LECTURE | The Curious Case of the Camel In Modern Japan by Ayelet Zohar

Ayelet Zohar discusses the camel in Japanese art and visual culture, from early depictions from the Nara period to Edo era, until the first living pair arrived in Japan in 1821. The arrival of the giraffes created a boom of hundreds of misemono roadshows, as well as numerous images in paintings and prints. However, the most intriguing examples come from the 20th century, after Japan became a leading power in Asia. Camels became trophies, living symbols of Japan's military success on the mainland. They were displayed prominently in scientific zoological gardens, served as beasts of burden in tourist venues, and recruited by the Japanese military to carry its arsenal and supplies. Zohar then moves to discuss images of camels in the postwar period, where they were transformed into Buddhist messengers of peace and harmony, crossing the deserts of Central Asia in yet another imaginary projection of Japan's relations with Asia. The camel-whether as a mythical beast, a wartime trophy, or a beast of burden-is an ever shifting icon of attitudes toward Asia in the Japanese imagination.
ABOUT THE PRESENTER
ADr. Ayelet Zohar is a Senior Lecturer at the History of Art Department, Tel Aviv University.
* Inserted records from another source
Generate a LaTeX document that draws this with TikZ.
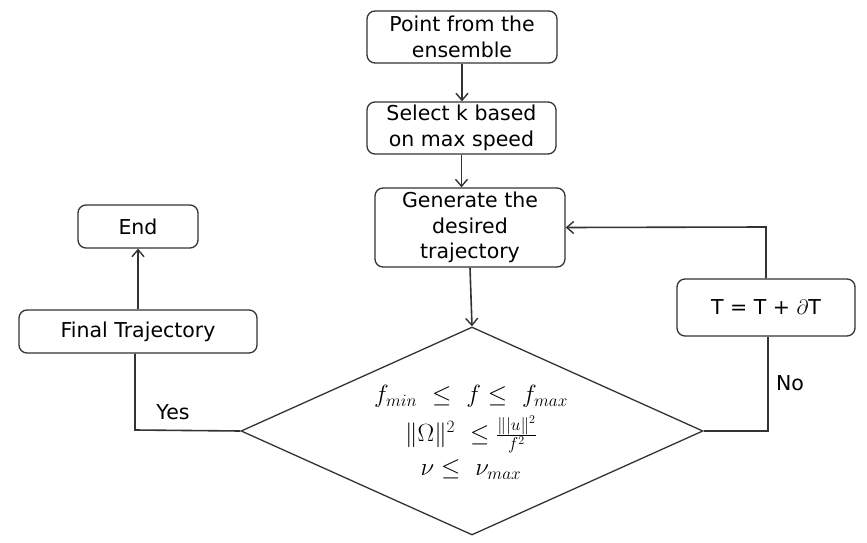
\documentclass[tikz,border=0pt]{standalone}
\usepackage{fontspec}
\setmainfont{DejaVu Sans}
\usetikzlibrary{shapes.geometric,arrows.meta}
\definecolor{ln}{HTML}{333333}
\begin{document}
\begin{tikzpicture}[x=1pt,y=-1pt,
  box/.style={draw=ln,line width=1.3pt,rounded corners=8pt,align=center,inner sep=0pt,
    font=\fontsize{20.5}{25.5}\selectfont,text=black},
  conn/.style={draw=ln,line width=1.6pt},
  arr/.style={conn,-{Straight Barb[length=7pt,width=12pt,line width=1.4pt]}},
  lbl/.style={font=\fontsize{20.5}{25.5}\selectfont,text=black,inner sep=0pt}]
\useasboundingbox (0,0) rectangle (867,543);
\node[box,minimum width=190pt,minimum height=52pt] (p) at (462,37) {Point from the\\ensemble};
\node[box,minimum width=189pt,minimum height=52pt] (s) at (461.5,128) {Select k based\\on max speed};
\node[box,minimum width=190pt,minimum height=79pt] (g) at (470,227.5) {Generate the\\desired\\trajectory};
\node[box,minimum width=120pt,minimum height=43pt] (e) at (138,226.5) {End};
\node[box,minimum width=238pt,minimum height=43pt] (f) at (138,331.5) {Final Trajectory};
\node[box,minimum width=178pt,minimum height=57pt] (t) at (766,307.5) {T = T + $\partial\mathrm{T}$};
\node[diamond,draw=ln,line width=1.3pt,minimum width=462pt,minimum height=208pt,inner sep=0pt,
  shape aspect=2.22] (d) at (472,431) {};
\node[align=center,inner sep=0pt,font=\fontsize{25}{30}\selectfont] (dt) at (471,432)
  {$f_{min}\ \le\ f \le\ f_{max}$\\[9pt]
   $\|\Omega\|^2\ \le \frac{\||u\|^2}{f^2}$\\[4pt]
   $\nu \le\ \nu_{max}$};
\coordinate (yl) at (135,430);
\coordinate (nr) at (768,431);
\coordinate (tr) at (766,227);
\draw[arr] (p.south) -- (p.south |- s.north);
\draw[arr] (s.south) -- (s.south |- g.north);
\draw[arr] (g.south) -- (d.north);
\draw[conn] (d.west) -- (yl) -- (yl |- f.south);
\draw[arr] (f.north) -- (e.south);
\draw[conn] (d.east) -- (nr) -- (nr |- t.south);
\draw[arr] (t.north) -- (tr) -- (g.east);
\node[lbl] (yes) at (173,412) {Yes};
\node[lbl] (no) at (790,383) {No};
\end{tikzpicture}
\end{document}
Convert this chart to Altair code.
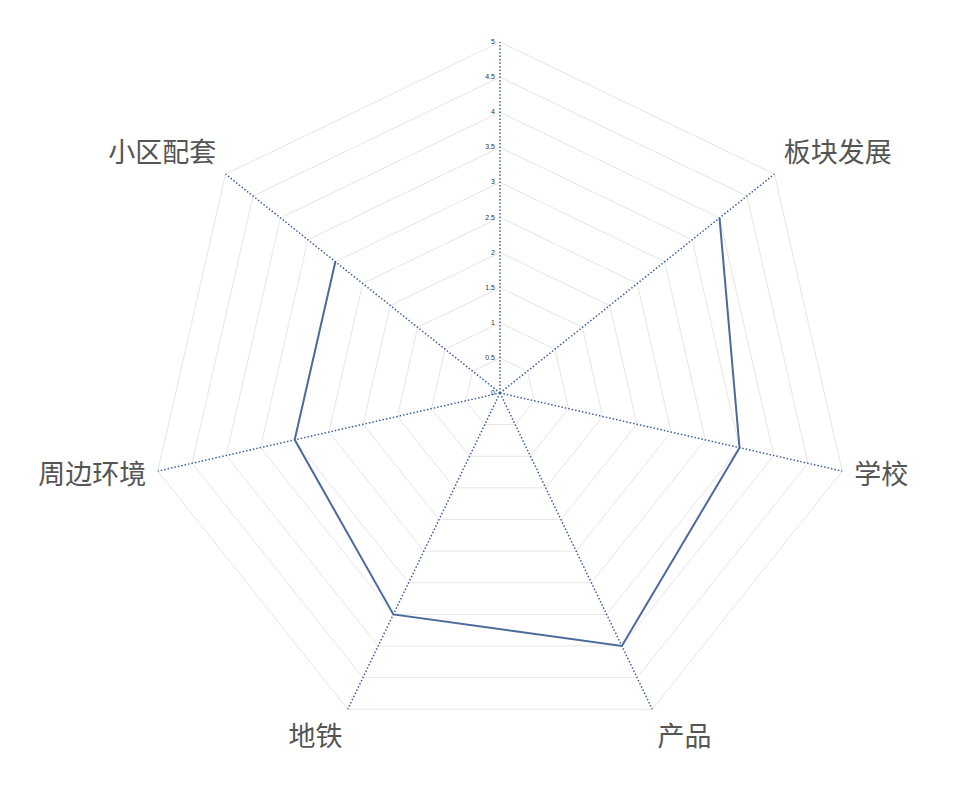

She received her PhD from the Slade School of Fine Art, Universty College London (UCL), University of London (2007), followed by a Postdoctoral Fellowship at Stanford Univesrity (2007-2009), and a second Postdoctoral Fellowship at the Smithsonian Institution, Washington DC (2011). In 2012 Dr. Zohar was a Research Fellow at Hokkaidô University, followed by two research periods at Waseda University in Tokyo (2017 and 2018). Dr. Zohar holds a research grant from the Israeli Science Foundation (ISF) for her research on war memory in contemporary Japanese photography and video art (2016-2019). Dr. Zohar was a Visiting Associate Professor at the History of Art Dept., Yale University (2018). Dr. Zohar is the recepient of the Ishibashi Foundation for Japanese Art History Research, 2019-2020.
Dr, Zohar's main fields of research are the history and theory of Japanese phorography; Contemporary fine art photography; Historical, Meiji era photography; Art and visual culture in Japan; Postcolonial theory; Deleuzian studies; Psychoanalysis and Trauma Studies.
Dr. Zohar has published extensively on issues of Japanese photography and contemporary art, war memory in Japanese photography, gender and sexuaity in contemporary Japanese art/ photography. Dr. Zohar alsoresearched questions of camouflage and photograpraphy, and has related to issues of Foucauldian, Deleuzian and Rancierian theories in this respect.
Dr. Zohar is a transdisciplinary artist and an independent curator. In 2005 she curated "PostGender: Gender, Sexuality and Performativity in Contemporary Japanese Art" exhibition (Tikotin Museum of Japanese Art, Haifa, 2005), "Two moon on the Shore and a Clockwork Bird in Norweigian Wood: Haruki Murakami and Contemporary Art," (Contemporary Art Gallery, Tel Aviv, 2014); and "Beyond Hiroshima: The Return of the Repressed" (Tel Aviv Universirty Art Gallery, Tel Aviv, 2015).